Speaking to a sellout crowd on the opening day of the Edinburgh International Book Festival, the Midnight's Children author said: "I do think that one of the characteristics of our age is the growth of this culture of offendedness. It has to do with the rise of identity politics, where you're invited to define your identity quite narrowly – you know, Western, Islamic, whatever it might be."
He continued: "Classically, we have defined ourselves by the things we love. By the place which is our home, by our family, by our friends. But in this age we're asked to define ourselves by hate. That what defines you is what pisses you off. And if nothing pisses you off, who are you?"
His comments came in a week in which internet hatred has topped the agenda. Rushdie has first-hand experience of being a figure of hate after living under a fatwa for a decade after the publication of The Satanic Verses in 1988.
He ascribed the new hatred to the fall of Communism and the rise of religious fanaticism, among other things. "Instead of there being one Iron Curtain, there became lots and lots of little enclaves with people fighting to the death about their own little mindset or their own tribalism. And then religious fanaticism happened, which is not only Islamic. In India, there is the rise of Hindu nationalism, and in America the increased power of the Christian church."
Referring to the The Satanic Verses, Rushdie said that he did not believe that a book had the power to offend. "Conservative Muslim leaders had not liked any of my books. So I expected them not to like it. And my view was, 'So what?' It's not compulsory to read a novel. If you don't want to read a book, don't read it. If you start reading a book and you don't like it, you always have the option of shutting it and at this point it loses its capacity to offend you."
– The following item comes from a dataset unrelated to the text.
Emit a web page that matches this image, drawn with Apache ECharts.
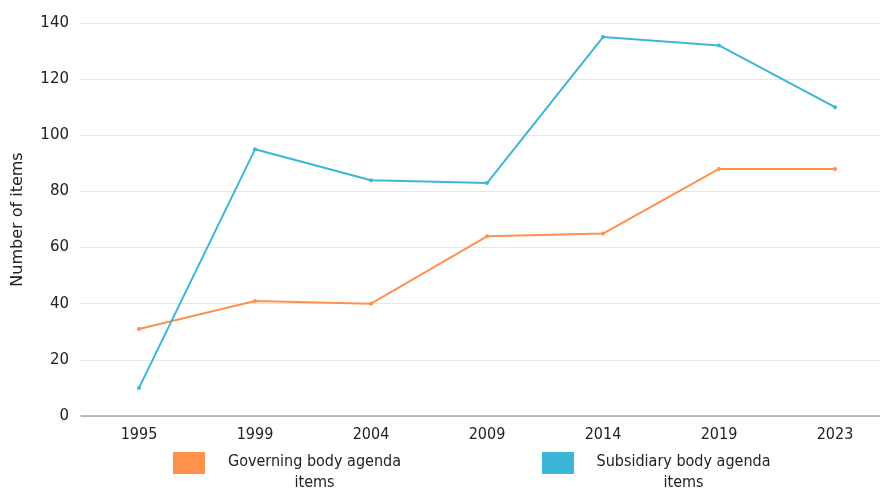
<!DOCTYPE html>
<html><head><meta charset="utf-8">
<script src="https://cdn.jsdelivr.net/npm/echarts@6/dist/echarts.min.js"></script>
<style>html,body{margin:0;padding:0;background:#fff}#c{width:880px;height:489px}</style>
</head><body><div id="c"></div>
<script>
const years = ['1995','1999','2004','2009','2014','2019','2023'];
const governing = [31, 41, 40, 64, 65, 88, 88];
const subsidiary = [10, 95, 84, 83, 135, 132, 110];
const yTicks = {min: 0, max: 140, interval: 20};

const narrow = "'Liberation Sans Narrow', 'DejaVu Sans Condensed', sans-serif";
const wide = "'DejaVu Sans', sans-serif";
const chart = echarts.init(document.getElementById('c'));
chart.setOption({
  animation: false,
  grid: {left: 81, width: 812, top: 23, bottom: 73, containLabel: false, outerBoundsMode: 'none'},
  legend: {
    top: 447, left: 168,
    itemWidth: 32, itemHeight: 22, itemGap: 135,
    icon: 'rect',
    formatter: n => { const p = n.split(' agenda '); return '{a|' + p[0] + ' agenda}\n{a|' + p[1] + '}'; },
    textStyle: {
      fontFamily: narrow, fontSize: 16, color: '#222', padding: [19, 0, 0, 12],
      rich: {a: {fontFamily: narrow, fontSize: 16, color: '#222', width: 185, align: 'center', lineHeight: 21}}
    },
    data: ['Governing body agenda items', 'Subsidiary body agenda items']
  },
  xAxis: {
    type: 'category', data: years, boundaryGap: true,
    axisLine: {lineStyle: {color: '#a6a6a6', width: 1.5}},
    axisTick: {show: false},
    axisLabel: {fontFamily: narrow, fontSize: 16, color: '#222', margin: 11}
  },
  yAxis: {
    type: 'value', min: yTicks.min, max: yTicks.max, interval: yTicks.interval,
    name: 'Number of items', nameLocation: 'middle', nameGap: 55, nameRotate: 90,
    nameTextStyle: {fontFamily: wide, fontSize: 16, color: '#222'},
    axisLine: {show: false}, axisTick: {show: false},
    axisLabel: {fontFamily: wide, fontSize: 15, color: '#222', margin: 12},
    splitLine: {lineStyle: {color: '#e6e6e6', width: 1}}
  },
  series: [
    {name: 'Governing body agenda items', type: 'line', data: governing,
     color: '#ff914d', symbol: 'circle', symbolSize: 4, lineStyle: {width: 2}},
    {name: 'Subsidiary body agenda items', type: 'line', data: subsidiary,
     color: '#3cb6d6', symbol: 'circle', symbolSize: 4, lineStyle: {width: 2}}
  ]
});
</script></body></html>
He added that many of those involved in protests over the book, in which copies were burned in the streets of Bradford, now regretted it. "One of the few things that I thought was cause for optimism, if you like, was that when it was the 20th anniversary of the Bradford book-burning and all that, British newspapers interviewed a lot of the people who back in the day were involved in organising those things. Everybody that was interviewed regretted it. Some of them regretted because they thought it was tactically bad. That it had backfired and hadn't got them the results that they wanted. Some of them accepted the free speech argument. But what was interesting was that they all said, 'We wouldn't want to do something like that again.'"
The author also talked at length about having dinner with Thomas Pynchon, the world's most famous literary recluse. Rushdie was invited to dine with Pynchon after he wrote a review of the latter's 1990 novel Vineland in The New York Times.
"Thomas Pynchon looks exactly like Thomas Pynchon should. He's very tall and he wears lumberjack shirts and blue jeans." Although the two authors enjoyed "a very long, very affable evening" together, eating and talking until 3am, they have not seen each other since, he said.